Affordable Care Act   The Obama Administration announced changes last Friday in dates relevant to open enrollment in 2014; it also announced that 2013 enrollees will have until December 23rd to pay for insurance coverage beginning January 1, 2014 (the previous deadline was December 15).  We should expect more of the same as long as the Act is law.

The fact of the matter is that between the sweeping powers granted the Secretary of Health and Human Services under the Act and the Executive Office power of enforcement of laws the consent of Congress, and by extension that of the governed, is not required.  Section 1311 Part 6 of the ACA deals with enrollment periods.  This part, just like more than 1,500 others in the Act, begins with the words “The Secretary Shall…”  If those words were a trigger for a shot of liquor in a drinking game of reading the Act, everyone would be under the table inside of a half hour.
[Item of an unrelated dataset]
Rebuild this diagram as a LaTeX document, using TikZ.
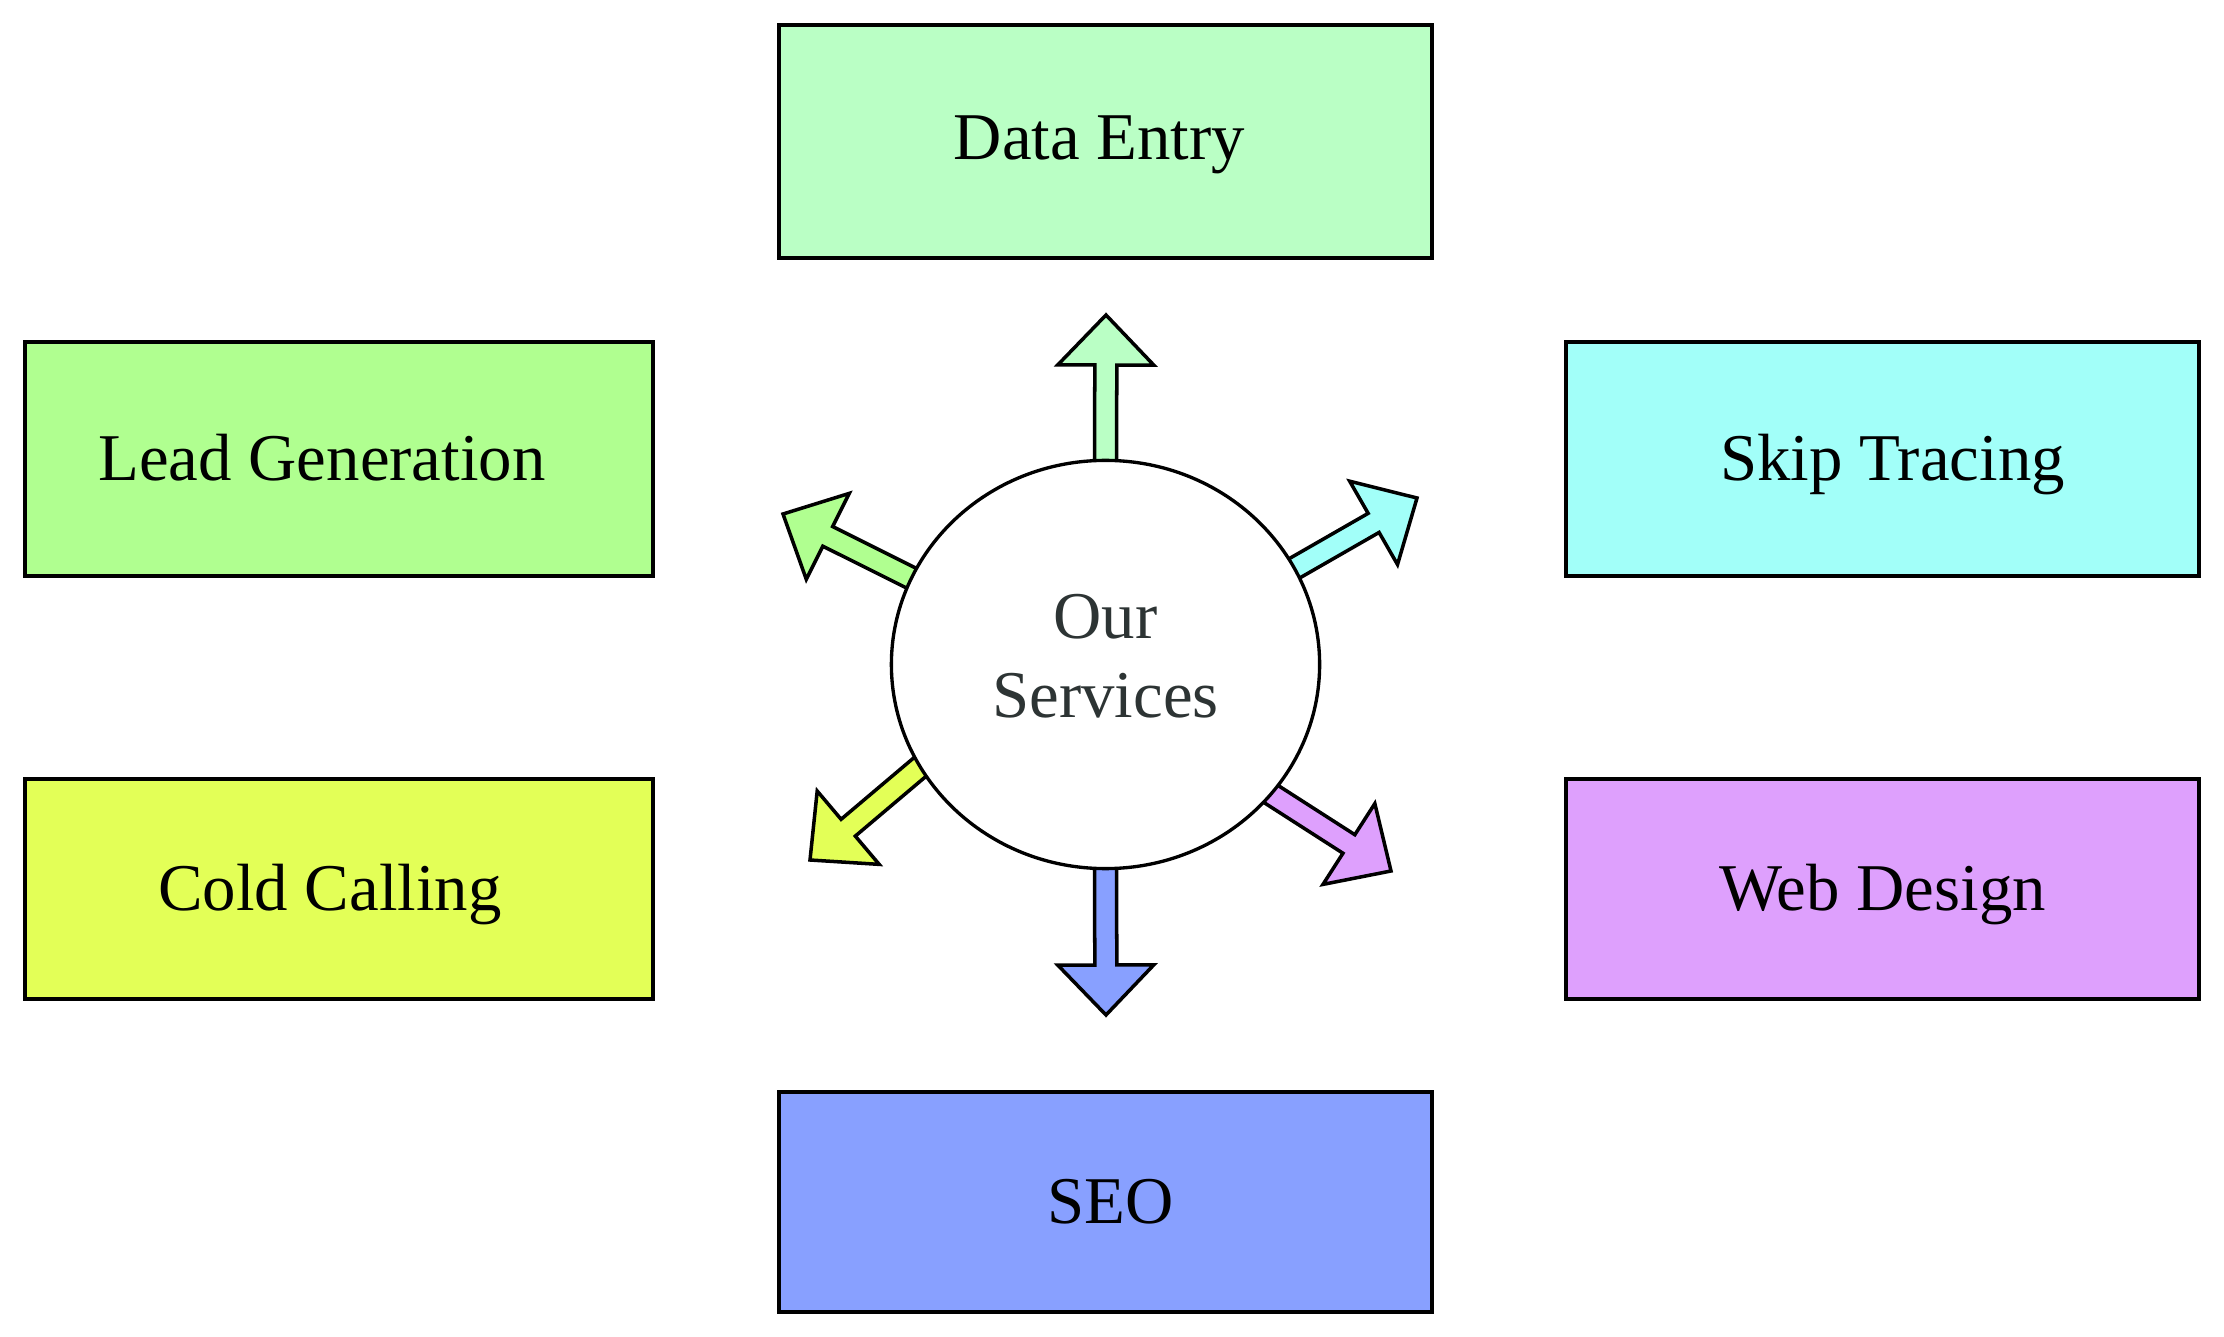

The President’s duty under Article II Section 3 of the Constitution directs the President to ”…take Care that the Laws be faithfully executed…”  Various Presidents over the decades have greatly expanded the discretionary enforcement privileges provided under the term “faithfully”, but it is safe to say President Obama has optimized the concept of enforcement discretion.

The ACA was designed at the outset to hamstring the ability of Congress to affect it once it became law short of wholesale repeal (hence the serial votes by Republicans in the House of Representatives).  We are now about to find out what that means.  Very few citizens understand this, thus even though the Obama Administration will be working within the framework of the law, their discretionary actions will translate as “moving the goalposts” at whim to the general public.  If you think that the polling numbers on the ACA are bad now, just give it a few more months.  The Administration will likely respond to many issues with a discretionary decision because the Act means whatever it believes it means on a day-to-day basis.